To further alleviate the shortage in analytics, SAS has forged strategic partnerships with major universities and polytechnics in Singapore, aimed at increasing skills, resources and competencies in business intelligence and business analytics.
The research also put forth how the Smart Nation journey will see increasing investments from government agencies as they focus on becoming data-driven.
This in turn will provide opportunities for organisations to leverage on the following:
- Infrastructure: The continued enhancement of network and communications infrastructure will see the building of extensive sensor networks to collect more data. A ‘Data Centre Corridor’ is also expected to be formed to allow companies quicker and easier access to domestic and international markets;
- Data: The creation of a trusted data marketplace where private and public data sets are systematically available. A data-as-a-service pilot initiated by the Infocomm Development Authority of Singapore (IDA) is aimed at encouraging standard data sharing from private organisations; and
- Talent: Educational institutions are working on building labs and courses to groom data and analytics talent; the government is also working with industry players to establish a Company-Led Training (CLT) programme.

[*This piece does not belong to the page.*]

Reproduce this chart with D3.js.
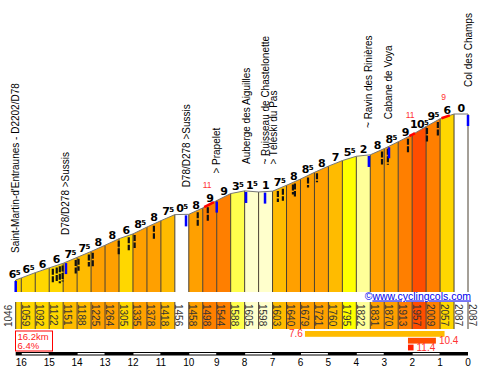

“The Smart Nation initiative bodes well for organisations operating in Singapore as they strive to compete and innovate in the complex global and regional economy,” said Chwee Kan Chua, associate vice president of the Big Data and Analytics & Cognitive Computing Practice at IDC Asia/ Pacific.
“The success of Smart Nation will be dependent on organisations being able to readily access actionable and automated insights from the massive data curated.
“Such insights will be delivered by analytics with cognitive features such as machine and deep learning capabilities,” he added.